(Source code of charts)
· · · · ·

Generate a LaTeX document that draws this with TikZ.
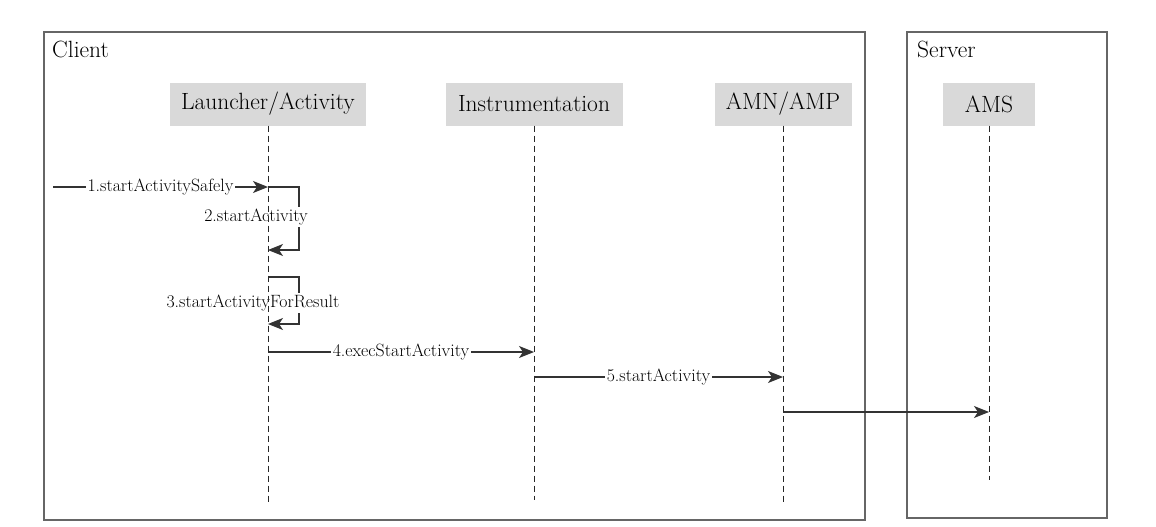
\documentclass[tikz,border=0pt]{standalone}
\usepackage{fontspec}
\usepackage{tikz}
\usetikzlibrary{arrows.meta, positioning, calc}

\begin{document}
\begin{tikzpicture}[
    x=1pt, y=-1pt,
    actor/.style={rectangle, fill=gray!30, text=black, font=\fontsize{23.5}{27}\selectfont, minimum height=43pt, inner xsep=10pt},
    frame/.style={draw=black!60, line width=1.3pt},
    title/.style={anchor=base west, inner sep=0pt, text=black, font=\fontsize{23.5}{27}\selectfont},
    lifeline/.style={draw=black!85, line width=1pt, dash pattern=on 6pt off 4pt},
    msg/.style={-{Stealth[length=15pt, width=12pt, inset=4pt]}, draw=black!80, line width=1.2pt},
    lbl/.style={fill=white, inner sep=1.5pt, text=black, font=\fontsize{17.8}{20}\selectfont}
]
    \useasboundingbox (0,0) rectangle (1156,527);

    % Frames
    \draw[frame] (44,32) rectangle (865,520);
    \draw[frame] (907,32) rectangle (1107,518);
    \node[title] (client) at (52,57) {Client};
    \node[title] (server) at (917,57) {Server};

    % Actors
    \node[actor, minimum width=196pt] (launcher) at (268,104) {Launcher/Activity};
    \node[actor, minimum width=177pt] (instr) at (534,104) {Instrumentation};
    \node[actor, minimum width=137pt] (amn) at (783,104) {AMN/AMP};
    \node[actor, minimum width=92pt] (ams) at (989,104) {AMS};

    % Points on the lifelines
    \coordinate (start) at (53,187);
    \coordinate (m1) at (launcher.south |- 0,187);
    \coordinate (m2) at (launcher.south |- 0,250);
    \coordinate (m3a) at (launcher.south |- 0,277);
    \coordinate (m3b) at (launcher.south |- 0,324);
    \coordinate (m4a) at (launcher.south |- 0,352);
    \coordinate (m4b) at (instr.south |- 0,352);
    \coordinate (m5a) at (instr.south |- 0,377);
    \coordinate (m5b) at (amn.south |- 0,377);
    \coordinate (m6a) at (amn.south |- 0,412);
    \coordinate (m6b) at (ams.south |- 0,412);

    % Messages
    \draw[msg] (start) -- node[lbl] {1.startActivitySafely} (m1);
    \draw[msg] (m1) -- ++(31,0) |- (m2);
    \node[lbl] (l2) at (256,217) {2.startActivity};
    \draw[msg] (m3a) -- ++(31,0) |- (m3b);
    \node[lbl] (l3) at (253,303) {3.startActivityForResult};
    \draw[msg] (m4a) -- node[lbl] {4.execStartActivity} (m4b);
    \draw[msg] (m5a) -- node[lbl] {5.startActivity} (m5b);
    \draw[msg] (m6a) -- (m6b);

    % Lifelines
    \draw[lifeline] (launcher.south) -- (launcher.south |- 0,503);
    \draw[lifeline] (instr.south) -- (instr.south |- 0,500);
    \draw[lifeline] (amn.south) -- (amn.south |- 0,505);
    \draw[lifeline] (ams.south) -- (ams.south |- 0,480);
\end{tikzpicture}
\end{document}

· · · · ·

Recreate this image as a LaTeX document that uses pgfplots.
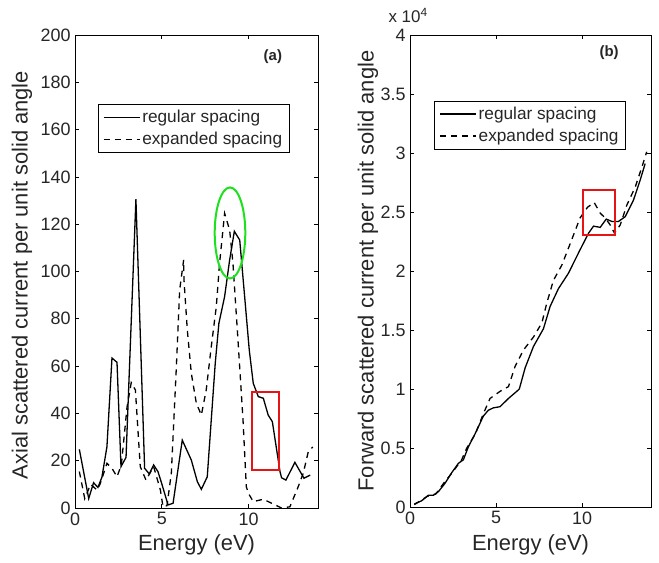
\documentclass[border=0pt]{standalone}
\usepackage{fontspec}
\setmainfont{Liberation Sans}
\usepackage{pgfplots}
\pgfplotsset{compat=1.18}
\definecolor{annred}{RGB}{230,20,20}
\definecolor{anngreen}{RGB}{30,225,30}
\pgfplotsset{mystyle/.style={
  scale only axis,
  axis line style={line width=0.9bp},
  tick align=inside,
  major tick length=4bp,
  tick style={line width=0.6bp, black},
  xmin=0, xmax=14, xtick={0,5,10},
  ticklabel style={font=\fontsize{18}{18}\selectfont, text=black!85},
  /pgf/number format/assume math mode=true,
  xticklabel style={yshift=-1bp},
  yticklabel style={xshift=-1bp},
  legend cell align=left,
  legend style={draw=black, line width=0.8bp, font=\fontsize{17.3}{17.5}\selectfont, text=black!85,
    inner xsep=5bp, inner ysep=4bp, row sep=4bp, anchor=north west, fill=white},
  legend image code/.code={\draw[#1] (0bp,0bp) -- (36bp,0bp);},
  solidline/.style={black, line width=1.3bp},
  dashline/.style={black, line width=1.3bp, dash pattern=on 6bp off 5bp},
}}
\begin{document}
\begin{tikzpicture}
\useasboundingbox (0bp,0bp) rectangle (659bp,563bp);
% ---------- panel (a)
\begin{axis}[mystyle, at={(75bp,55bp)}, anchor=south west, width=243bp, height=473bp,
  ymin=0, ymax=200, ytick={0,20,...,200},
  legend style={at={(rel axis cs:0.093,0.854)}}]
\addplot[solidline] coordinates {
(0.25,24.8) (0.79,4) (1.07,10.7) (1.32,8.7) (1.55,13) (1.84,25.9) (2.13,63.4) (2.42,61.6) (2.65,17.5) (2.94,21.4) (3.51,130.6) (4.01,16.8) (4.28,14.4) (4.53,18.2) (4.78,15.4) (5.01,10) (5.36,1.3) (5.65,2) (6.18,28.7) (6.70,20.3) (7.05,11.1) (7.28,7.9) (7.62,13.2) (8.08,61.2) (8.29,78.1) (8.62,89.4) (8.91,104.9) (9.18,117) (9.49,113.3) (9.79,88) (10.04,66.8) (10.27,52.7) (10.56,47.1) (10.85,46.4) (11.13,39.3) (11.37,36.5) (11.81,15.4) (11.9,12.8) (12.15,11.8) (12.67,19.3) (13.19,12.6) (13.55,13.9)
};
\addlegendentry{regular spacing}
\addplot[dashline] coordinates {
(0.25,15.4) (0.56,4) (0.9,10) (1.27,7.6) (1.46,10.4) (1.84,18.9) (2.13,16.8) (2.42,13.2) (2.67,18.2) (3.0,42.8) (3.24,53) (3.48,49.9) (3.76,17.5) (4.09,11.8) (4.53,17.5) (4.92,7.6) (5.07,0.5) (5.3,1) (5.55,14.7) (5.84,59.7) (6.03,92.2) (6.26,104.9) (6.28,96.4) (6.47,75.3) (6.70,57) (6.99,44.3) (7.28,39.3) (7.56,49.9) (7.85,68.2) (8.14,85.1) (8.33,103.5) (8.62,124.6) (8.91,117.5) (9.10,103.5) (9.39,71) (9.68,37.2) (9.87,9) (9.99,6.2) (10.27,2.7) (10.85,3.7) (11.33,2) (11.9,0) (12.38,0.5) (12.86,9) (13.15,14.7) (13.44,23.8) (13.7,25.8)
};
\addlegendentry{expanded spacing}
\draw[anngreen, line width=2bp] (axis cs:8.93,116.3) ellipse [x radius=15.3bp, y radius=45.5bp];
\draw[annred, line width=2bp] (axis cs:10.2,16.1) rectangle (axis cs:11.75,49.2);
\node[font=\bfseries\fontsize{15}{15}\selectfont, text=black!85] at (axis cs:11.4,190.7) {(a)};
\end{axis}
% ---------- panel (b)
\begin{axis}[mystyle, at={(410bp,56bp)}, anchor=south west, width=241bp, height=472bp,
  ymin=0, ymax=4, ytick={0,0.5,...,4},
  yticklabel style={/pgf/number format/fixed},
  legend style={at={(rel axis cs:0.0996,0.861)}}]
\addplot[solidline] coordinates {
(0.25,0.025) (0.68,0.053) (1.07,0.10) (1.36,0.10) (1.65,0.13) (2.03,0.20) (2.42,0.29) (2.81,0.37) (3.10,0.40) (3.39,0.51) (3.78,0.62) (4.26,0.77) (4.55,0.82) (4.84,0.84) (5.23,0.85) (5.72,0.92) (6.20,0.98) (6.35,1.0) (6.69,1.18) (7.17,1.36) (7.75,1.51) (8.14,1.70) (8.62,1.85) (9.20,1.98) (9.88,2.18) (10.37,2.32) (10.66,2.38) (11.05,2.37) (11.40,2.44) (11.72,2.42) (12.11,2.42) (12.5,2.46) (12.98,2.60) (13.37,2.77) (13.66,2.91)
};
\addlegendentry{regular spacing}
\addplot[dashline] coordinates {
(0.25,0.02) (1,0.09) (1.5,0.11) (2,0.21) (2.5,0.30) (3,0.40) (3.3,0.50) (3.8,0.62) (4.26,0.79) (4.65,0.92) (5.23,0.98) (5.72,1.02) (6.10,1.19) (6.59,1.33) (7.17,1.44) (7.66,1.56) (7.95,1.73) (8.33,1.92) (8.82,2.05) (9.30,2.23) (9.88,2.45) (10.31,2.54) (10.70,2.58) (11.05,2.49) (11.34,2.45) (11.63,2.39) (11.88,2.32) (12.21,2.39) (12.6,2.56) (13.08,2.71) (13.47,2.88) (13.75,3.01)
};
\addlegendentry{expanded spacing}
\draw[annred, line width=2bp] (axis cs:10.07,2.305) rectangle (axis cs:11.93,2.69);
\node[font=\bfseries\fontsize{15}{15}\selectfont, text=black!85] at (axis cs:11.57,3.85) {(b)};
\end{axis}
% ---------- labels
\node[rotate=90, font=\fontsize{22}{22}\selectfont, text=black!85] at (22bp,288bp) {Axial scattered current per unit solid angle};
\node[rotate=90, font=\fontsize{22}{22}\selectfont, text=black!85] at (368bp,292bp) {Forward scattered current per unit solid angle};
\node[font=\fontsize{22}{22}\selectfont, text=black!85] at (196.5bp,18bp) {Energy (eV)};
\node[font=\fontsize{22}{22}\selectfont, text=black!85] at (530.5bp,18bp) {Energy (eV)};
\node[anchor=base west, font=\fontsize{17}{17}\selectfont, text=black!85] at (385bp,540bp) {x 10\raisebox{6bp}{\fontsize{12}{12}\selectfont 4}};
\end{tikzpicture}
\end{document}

· · · · ·

*Brief*
Skip all pictures. Output only the lines from the one containing "Generate a LaTeX" to the one containing "(ams.south |- 0,412);", both lines included.

*Completed exercise*
Generate a LaTeX document that draws this with TikZ.
\documentclass[tikz,border=0pt]{standalone}
\usepackage{fontspec}
\usepackage{tikz}
\usetikzlibrary{arrows.meta, positioning, calc}

\begin{document}
\begin{tikzpicture}[
    x=1pt, y=-1pt,
    actor/.style={rectangle, fill=gray!30, text=black, font=\fontsize{23.5}{27}\selectfont, minimum height=43pt, inner xsep=10pt},
    frame/.style={draw=black!60, line width=1.3pt},
    title/.style={anchor=base west, inner sep=0pt, text=black, font=\fontsize{23.5}{27}\selectfont},
    lifeline/.style={draw=black!85, line width=1pt, dash pattern=on 6pt off 4pt},
    msg/.style={-{Stealth[length=15pt, width=12pt, inset=4pt]}, draw=black!80, line width=1.2pt},
    lbl/.style={fill=white, inner sep=1.5pt, text=black, font=\fontsize{17.8}{20}\selectfont}
]
    \useasboundingbox (0,0) rectangle (1156,527);

    % Frames
    \draw[frame] (44,32) rectangle (865,520);
    \draw[frame] (907,32) rectangle (1107,518);
    \node[title] (client) at (52,57) {Client};
    \node[title] (server) at (917,57) {Server};

    % Actors
    \node[actor, minimum width=196pt] (launcher) at (268,104) {Launcher/Activity};
    \node[actor, minimum width=177pt] (instr) at (534,104) {Instrumentation};
    \node[actor, minimum width=137pt] (amn) at (783,104) {AMN/AMP};
    \node[actor, minimum width=92pt] (ams) at (989,104) {AMS};

    % Points on the lifelines
    \coordinate (start) at (53,187);
    \coordinate (m1) at (launcher.south |- 0,187);
    \coordinate (m2) at (launcher.south |- 0,250);
    \coordinate (m3a) at (launcher.south |- 0,277);
    \coordinate (m3b) at (launcher.south |- 0,324);
    \coordinate (m4a) at (launcher.south |- 0,352);
    \coordinate (m4b) at (instr.south |- 0,352);
    \coordinate (m5a) at (instr.south |- 0,377);
    \coordinate (m5b) at (amn.south |- 0,377);
    \coordinate (m6a) at (amn.south |- 0,412);
    \coordinate (m6b) at (ams.south |- 0,412);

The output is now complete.